Although the east window is multi-coloured glass


But it is the screen, dating from the early C16 that is noticeable straight away as there remains enough colour and moulding to show what it would have looked like 


Some of the panels of saints on the dado have gone but these remain


These two seem to have been repainted in Victorian days



Bramfield might have been the site of an important medieval pilgrimage shrine, and below is a painted recess  that survives in the north wall of the nave. Simon Knott says on the Suffolk Churches website that it was the Shrine of the Good Rood, but another history of the church doesn't mention pilgrimage or shrine at all. There are records that in 1507 Edmund Clarke of Walberswick bequeathed 10 shillings to the amending of the Good Rood and his angels in Bramfield Church.




There are descriptions of what it looked like at the time




Unusual for a small church is this rather grand memorial for Arthur and Elizabeth Coke . Arthur died in 1629 and his wife had died in childbirth two years earlier. Her effigy is life size with her infant daughter in her arms.







There are also some other memorials on the floor of the church going into great detail. One is the ledger stone to Bridgett Applethwaite and says......

. This is the ledger stone to Bridgett Applethwaite, formerly Bridgett Nelson, who after the fatigues of a married life bravely born by her with Incredible Patience for four years and three quarters bating three weeks; and after the Enjoiment of the Glorious Freedom of an Easy and Unblemish't widowhood, for four years and upwards, She resolved to run the risk of a second Marriage-bed.

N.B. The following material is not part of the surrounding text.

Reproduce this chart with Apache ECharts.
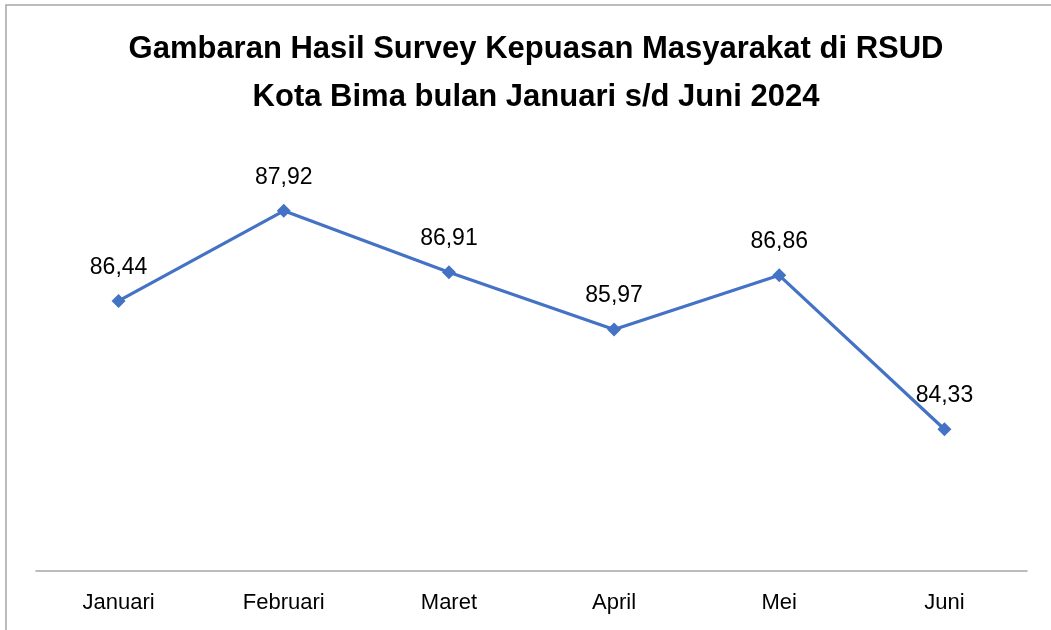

But DEATH forbade the banns, and having with an Apopleptick dart (the same instrument with which he had formerly dispatch't her Mother) Touch't the most vital part of her brain. She must have fallen Directly to the ground (as one Thunder-strook) if she had not been catch't and supported by her Intended Husband. Of which invisible bruise, after a Struggle for above sixty hours, with that Grand Enemy of Life (but the certain and MercifulFriend to Helpless Old Age) In Terrible Convulsions, Plaintive Groans or Stupefying Sleep, without recovery of her speech or senses, She dyed on ye 12th day of September in ye year of Our Lord 1737 and of her own Age 44.




It's also interesting to see a couple of pieces of medieval armour fixed high on the wall so not good for a photo


And on the way out I remembered to turn round for a photo of the Lych gate in very good condition.